Some people have more experience in the issue. They see things you forgot to consider in your initial estimation.
The other benefit of this method is that it balances out any bias caused by optimism or pessimism of the person estimating.
Estimations should be based on assumptions
Think about this: We are only able to make estimations if we make assumptions about the environment we are operating in. If we assume certain things to be true. For example:
- We assume a certain level of skill for the people performing the task.
- We assume that external conditions like weather or traffic will be as expected based on past experience.
- We assume that the tools we are using (like cars, trucks, computers or machines) will behave as reliably as we know it.

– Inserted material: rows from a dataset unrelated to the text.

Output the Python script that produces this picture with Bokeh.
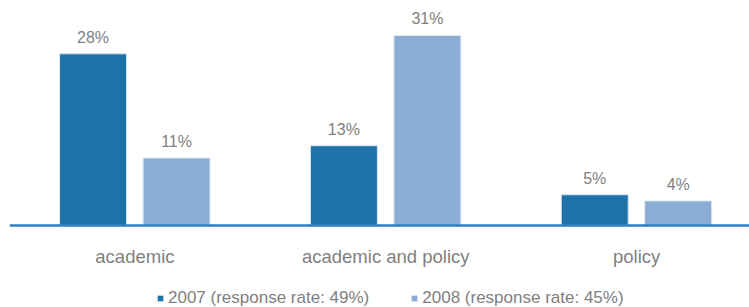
from bokeh.plotting import figure
from bokeh.models import (ColumnDataSource, Range1d, FixedTicker, LabelSet,
                          Legend, LegendItem)
from bokeh.core.properties import value
from bokeh.transform import dodge
from bokeh.embed import file_html
from bokeh.resources import INLINE

categories = ["academic", "academic and policy", "policy"]
series_2007 = [28, 13, 5]
series_2008 = [11, 31, 4]
legend_labels = ["2007 (response rate: 49%)", "2008 (response rate: 45%)"]

C2007 = "#1F72A9"
C2008 = "#8BACD3"
GRAY = "#7F7F7F"
FONT = "Liberation Sans"

idx = list(range(len(categories)))
src = ColumnDataSource(dict(
    x=idx,
    v07=series_2007,
    v08=series_2008,
    t07=[f"{v}%" for v in series_2007],
    t08=[f"{v}%" for v in series_2008],
))

p = figure(width=749, height=307, output_backend="svg", toolbar_location=None,
           x_range=Range1d(-0.5, 2.45), y_range=Range1d(-13.4, 36.7),
           min_border_left=9, min_border_right=0, min_border_top=0,
           min_border_bottom=0)

r07 = p.vbar(x=dodge("x", -0.167, range=p.x_range), top="v07", width=0.267,
             bottom=0, source=src, fill_color=C2007, line_color="#D9E6F2",
             line_width=1)
r08 = p.vbar(x=dodge("x", 0.166, range=p.x_range), top="v08", width=0.267,
             bottom=0, source=src, fill_color=C2008, line_color="#E2EBF5",
             line_width=1)

for col, tcol, off in (("v07", "t07", -0.167), ("v08", "t08", 0.166)):
    p.add_layout(LabelSet(x=dodge("x", off, range=p.x_range), y=col, text=tcol,
                          source=src, text_align="center",
                          text_baseline="bottom", y_offset=8,
                          text_font=value(FONT), text_font_size="16px",
                          text_color=GRAY))

p.yaxis.visible = False
p.xgrid.visible = False
p.ygrid.visible = False
p.outline_line_color = None

ax = p.xaxis[0]
ax.fixed_location = 0
ax.ticker = FixedTicker(ticks=idx)
ax.major_label_overrides = {i: c for i, c in zip(idx, categories)}
ax.axis_line_color = "#2E7EC1"
ax.axis_line_width = 2.5
ax.major_tick_line_color = None
ax.minor_tick_line_color = None
ax.major_label_standoff = 15
ax.major_label_text_font = FONT
ax.major_label_text_font_size = "18.5px"
ax.major_label_text_color = GRAY

legend = Legend(items=[LegendItem(label=legend_labels[0], renderers=[r07]),
                       LegendItem(label=legend_labels[1], renderers=[r08])],
                orientation="horizontal", location=(147, -1),
                glyph_width=8, glyph_height=8, spacing=41,
                label_text_font=FONT, label_text_font_size="17px",
                label_text_color=GRAY, label_standoff=4,
                border_line_color=None, background_fill_alpha=0,
                margin=0, padding=0)
p.add_layout(legend, "center")

open("out.html", "w").write(file_html(p, INLINE))
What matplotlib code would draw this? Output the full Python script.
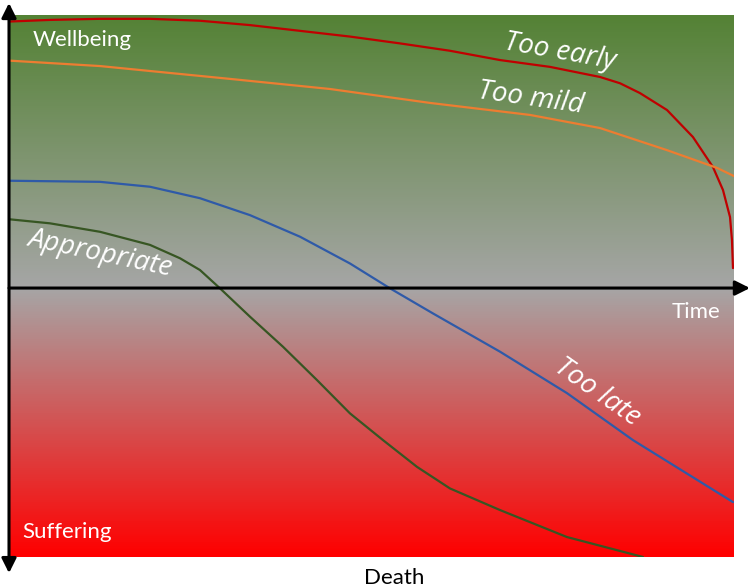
import numpy as np
import matplotlib
matplotlib.use("Agg")
import matplotlib.pyplot as plt
from matplotlib.colors import LinearSegmentedColormap

# ---- data (time 0..100, wellbeing -100..100) ----
early_t = [0, 5.66, 12.55, 19.45, 26.34, 33.24, 40.14, 47.03, 53.93, 60.83, 67.72,
           74.62, 81.52, 84.28, 87.03, 90.76, 94.34, 97.10, 98.48, 99.45, 99.72, 99.86]
early_w = [97.6, 98.2, 98.6, 98.6, 97.9, 96.3, 94.2, 92.1, 89.6, 86.9, 83.5,
           81.0, 77.3, 75.0, 71.4, 65.2, 55.3, 44.3, 35.9, 26.0, 17.6, 7.3]

mild_t = [0, 12.55, 30.48, 44.28, 58.07, 71.86, 81.52, 90.76, 97.66, 100]
mild_w = [83.3, 81.3, 76.6, 72.9, 67.8, 63.4, 58.6, 50.5, 44.0, 41.0]

late_t = [0, 12.55, 19.45, 26.34, 33.24, 40.14, 47.03, 52.55, 58.48, 67.72, 76.97, 86.07, 99.86]
late_w = [39.3, 38.9, 37.1, 32.9, 26.7, 18.8, 9.0, -0.1, -9.3, -23.3, -38.5, -55.7, -78.4]

appr_t = [0, 5.66, 12.55, 19.45, 23.59, 26.34, 29.10, 33.24, 37.79, 42.48, 47.03,
          51.59, 56.28, 60.83, 67.72, 76.97, 87.45]
appr_w = [25.2, 23.7, 20.6, 15.8, 10.9, 6.6, -0.1, -10.5, -21.5, -33.7, -45.9,
          -55.7, -65.5, -73.4, -81.3, -91.2, -98.5]

YMIN, YMAX = -98.5, 100

fig = plt.figure(figsize=(7.5, 5.88), dpi=100)
ax = fig.add_axes([9/750, 31/588, 725/750, 542/588])
ax.set_xlim(0, 100)
ax.set_ylim(YMIN, YMAX)
ax.axis('off')

# gradient background
frac_mid = YMAX / (YMAX - YMIN)
cmap = LinearSegmentedColormap.from_list(
    'bg', [(0, '#548235'), (frac_mid, '#a6a6a6'), (1, '#ff0000')])
grad = np.linspace(0, 1, 512).reshape(-1, 1)
ax.imshow(grad, cmap=cmap, extent=[0, 100, YMIN, YMAX], aspect='auto',
          origin='upper', zorder=0)

# curves
kw = dict(lw=1.6, zorder=3, solid_joinstyle='round', solid_capstyle='round')
ax.plot(early_t, early_w, color='#c00000', **kw)
ax.plot(mild_t, mild_w, color='#ed7d31', **kw)
ax.plot(late_t, late_w, color='#2f5aa8', **kw)
ax.plot(appr_t, appr_w, color='#375623', **kw)

# axes arrows
ax.annotate('', xy=(0, 104.4), xytext=(0, -104.4),
            arrowprops=dict(arrowstyle='<|-|>', lw=2.2, color='black',
                            mutation_scale=22, shrinkA=0, shrinkB=0),
            annotation_clip=False, zorder=5)
ax.annotate('', xy=(102.2, 0), xytext=(0, 0),
            arrowprops=dict(arrowstyle='-|>', lw=2.2, color='black',
                            mutation_scale=22, shrinkA=0, shrinkB=0),
            annotation_clip=False, zorder=5)

plain = dict(family='Lato', fontsize=16)
ax.text(3.2, 90.8, 'Wellbeing', color='white', ha='left', va='center', **plain)
ax.text(1.9, -89.4, 'Suffering', color='white', ha='left', va='center', **plain)
ax.text(98.1, -8.8, 'Time', color='white', ha='right', va='center', **plain)
ax.text(53.1, -106.2, 'Death', color='black', ha='center', va='center',
        clip_on=False, **plain)

ital = dict(family='Open Sans', style='italic', fontsize=20, color='white',
            ha='center', va='center', rotation_mode='anchor')
ax.text(76.0, 86.4, 'Too early', rotation=-10, **ital)
ax.text(71.9, 69.6, 'Too mild', rotation=-8, **ital)
ax.text(81.2, -38.1, 'Too late', rotation=-35, **ital)
ax.text(12.6, 12.8, 'Appropriate', rotation=-12, **ital)

fig.savefig('out.png', dpi=100)
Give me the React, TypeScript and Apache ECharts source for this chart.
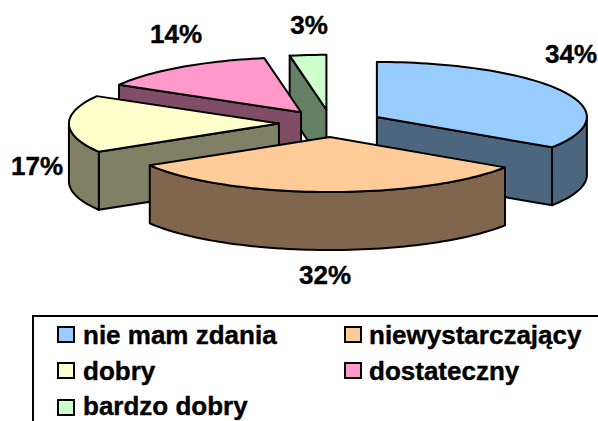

- We assume that team members will live up to their responsibilities.
Whenever you make an estimation you subconsciously assume that certain things are true. For example, if you are tasked to deliver goods from Chicago to Memphis you believe it will take the normal 8 – 9 hours that Google Maps is giving you.
You assume fair weather conditions and normal traffic.
So, your estimation should be linked to the underlying assumptions:
“We estimate delivery to take 8-9 hours, assuming good weather and normal traffic.”
Always communicate your assumptions to the client and to your management. This way you won’t look like a fool when something changes and effort rises dramatically for a task. Ideally you have set clear assumptions the estimation is based upon.
Then if conditions change — such as a winter storm coming up that leads to traffic issues — you can say to the client: This wasn’t expected and it is not within our control. Thanks for your understanding.
Conclusion: How to make hour estimations that you won’t regret having made
When estimating project hours, your first step should be to get a good understanding of every task that needs to be performed. The second step is to make reasonable assumptions for the process behind each task as well as the conditions a task is performed under. Finally you ask your experts in the project for effort estimations.
Keep in mind that estimations are always guesses and don’t expect to be right all the time!